At age 52, I felt like a complete failure. My marriage was dissolving, I sucked at my sales job, and every financial opportunity seemed to slip away. Then I spoke at a fundraiser for suicide prevention, because I lost two brothers to suicide eleven years apart. It hurts to type that sentence. It was even more painful to speak about it. But people responded well to my talk, and invitations started arriving for me to do it again. Delivering this talk seemed to be the only thing I was good at. So, against my will, I became a keynote speaker on a really tough topic.
The talk drove me to start a foundation dedicated to suicide prevention, called the Half a Sorrow Foundation, which I now run. The name comes from the old Swedish proverb, “A shared joy is a double joy, a shared sorrow is half a sorrow.” We are all our own harshest critics and I often have days where the toll of the work I do has me thinking of packing it all in and returning to a “normal” job if there is such a thing.
It is during these time that I reach for the purple file.
The purple file is where I keep feedback from my talk. I speak to many, hoping to reach one, and judging by this feedback, some folks were listening. They often reach out to me via social media, sometimes years after they hear me talk, and I am always touched. I print their messages out and stuff them in this file. Heck, some of these people made me cry. The one that really hit home was, “After hearing you speak, I feel normal again.”

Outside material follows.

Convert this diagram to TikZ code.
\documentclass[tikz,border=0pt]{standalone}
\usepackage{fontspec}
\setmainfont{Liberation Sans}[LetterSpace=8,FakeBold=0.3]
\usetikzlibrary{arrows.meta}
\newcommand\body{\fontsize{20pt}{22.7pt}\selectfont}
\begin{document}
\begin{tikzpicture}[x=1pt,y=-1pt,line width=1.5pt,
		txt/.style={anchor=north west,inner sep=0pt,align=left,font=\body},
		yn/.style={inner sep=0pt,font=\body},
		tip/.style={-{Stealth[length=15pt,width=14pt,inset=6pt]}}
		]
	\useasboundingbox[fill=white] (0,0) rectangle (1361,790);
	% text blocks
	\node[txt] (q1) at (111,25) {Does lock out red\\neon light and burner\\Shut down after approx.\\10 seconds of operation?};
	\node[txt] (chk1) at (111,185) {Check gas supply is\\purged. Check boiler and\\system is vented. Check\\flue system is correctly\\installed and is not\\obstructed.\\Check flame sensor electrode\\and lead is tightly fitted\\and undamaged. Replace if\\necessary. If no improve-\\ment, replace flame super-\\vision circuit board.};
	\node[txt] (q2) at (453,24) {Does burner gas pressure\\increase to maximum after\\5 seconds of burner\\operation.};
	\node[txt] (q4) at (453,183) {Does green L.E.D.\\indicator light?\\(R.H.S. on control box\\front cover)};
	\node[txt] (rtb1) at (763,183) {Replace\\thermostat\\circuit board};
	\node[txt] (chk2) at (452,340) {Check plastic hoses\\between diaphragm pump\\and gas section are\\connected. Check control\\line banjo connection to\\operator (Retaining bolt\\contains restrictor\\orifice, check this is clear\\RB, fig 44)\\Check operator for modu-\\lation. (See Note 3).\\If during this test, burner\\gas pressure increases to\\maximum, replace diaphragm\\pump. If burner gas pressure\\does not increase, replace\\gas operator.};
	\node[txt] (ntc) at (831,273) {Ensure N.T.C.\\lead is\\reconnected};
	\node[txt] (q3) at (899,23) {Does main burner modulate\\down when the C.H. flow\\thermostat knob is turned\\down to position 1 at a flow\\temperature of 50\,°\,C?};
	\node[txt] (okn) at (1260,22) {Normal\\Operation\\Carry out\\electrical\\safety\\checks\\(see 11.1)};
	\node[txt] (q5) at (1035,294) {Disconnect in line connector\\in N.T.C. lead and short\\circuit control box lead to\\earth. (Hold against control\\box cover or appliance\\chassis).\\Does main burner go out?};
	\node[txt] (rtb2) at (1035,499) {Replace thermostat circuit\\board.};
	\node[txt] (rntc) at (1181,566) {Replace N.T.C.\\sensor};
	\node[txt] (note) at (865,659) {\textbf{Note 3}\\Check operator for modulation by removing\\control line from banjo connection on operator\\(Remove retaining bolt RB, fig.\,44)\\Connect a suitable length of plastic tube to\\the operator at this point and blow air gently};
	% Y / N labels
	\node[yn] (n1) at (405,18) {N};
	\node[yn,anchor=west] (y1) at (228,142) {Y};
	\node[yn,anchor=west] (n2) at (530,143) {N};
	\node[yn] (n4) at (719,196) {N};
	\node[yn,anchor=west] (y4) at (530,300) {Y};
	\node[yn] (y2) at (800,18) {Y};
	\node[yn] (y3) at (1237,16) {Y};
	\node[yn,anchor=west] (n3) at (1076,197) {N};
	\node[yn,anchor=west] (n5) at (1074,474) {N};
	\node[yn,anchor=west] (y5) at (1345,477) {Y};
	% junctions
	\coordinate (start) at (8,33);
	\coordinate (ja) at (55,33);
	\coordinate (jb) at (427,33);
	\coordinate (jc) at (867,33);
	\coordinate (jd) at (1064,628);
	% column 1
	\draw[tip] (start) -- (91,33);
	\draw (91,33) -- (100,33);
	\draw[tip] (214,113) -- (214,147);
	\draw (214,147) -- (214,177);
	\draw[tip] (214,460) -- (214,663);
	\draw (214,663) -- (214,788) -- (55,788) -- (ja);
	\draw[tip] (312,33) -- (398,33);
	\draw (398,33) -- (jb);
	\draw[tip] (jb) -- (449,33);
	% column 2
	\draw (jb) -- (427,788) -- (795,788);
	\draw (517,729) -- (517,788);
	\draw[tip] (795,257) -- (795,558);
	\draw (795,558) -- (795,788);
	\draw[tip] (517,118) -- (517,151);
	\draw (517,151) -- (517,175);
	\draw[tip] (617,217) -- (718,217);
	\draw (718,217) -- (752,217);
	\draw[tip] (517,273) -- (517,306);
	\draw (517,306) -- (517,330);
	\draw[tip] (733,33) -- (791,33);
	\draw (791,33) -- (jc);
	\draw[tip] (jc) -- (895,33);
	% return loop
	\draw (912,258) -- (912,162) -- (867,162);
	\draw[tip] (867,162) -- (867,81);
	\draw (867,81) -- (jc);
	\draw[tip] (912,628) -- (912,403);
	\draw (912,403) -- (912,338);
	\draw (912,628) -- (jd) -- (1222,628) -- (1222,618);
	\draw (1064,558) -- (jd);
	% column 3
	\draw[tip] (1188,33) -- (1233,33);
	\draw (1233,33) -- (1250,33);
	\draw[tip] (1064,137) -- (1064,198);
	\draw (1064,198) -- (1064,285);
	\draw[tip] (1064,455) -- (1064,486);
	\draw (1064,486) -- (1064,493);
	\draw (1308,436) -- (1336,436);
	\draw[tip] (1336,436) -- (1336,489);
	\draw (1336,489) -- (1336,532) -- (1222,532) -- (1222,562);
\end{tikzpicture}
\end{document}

Whenever I think about quitting, I grab the file and come back with a renewed determination. Do you have a similar file? Somewhere you could put a cherished testimonial, comment, feedback, or kind note from a coworker. Something to lift your spirits and remind you why you so what you do? I recommend it.
I would have quit this suicide prevention gig years ago if not for this file and the cherished feedback it contains. What I do (and what you do) is not easy, but the purple file keeps me going — because it is the people behind those comments that keep me going. As it turns out, I do not suck at sales. I just needed an excellent product to sell, and that product is hope.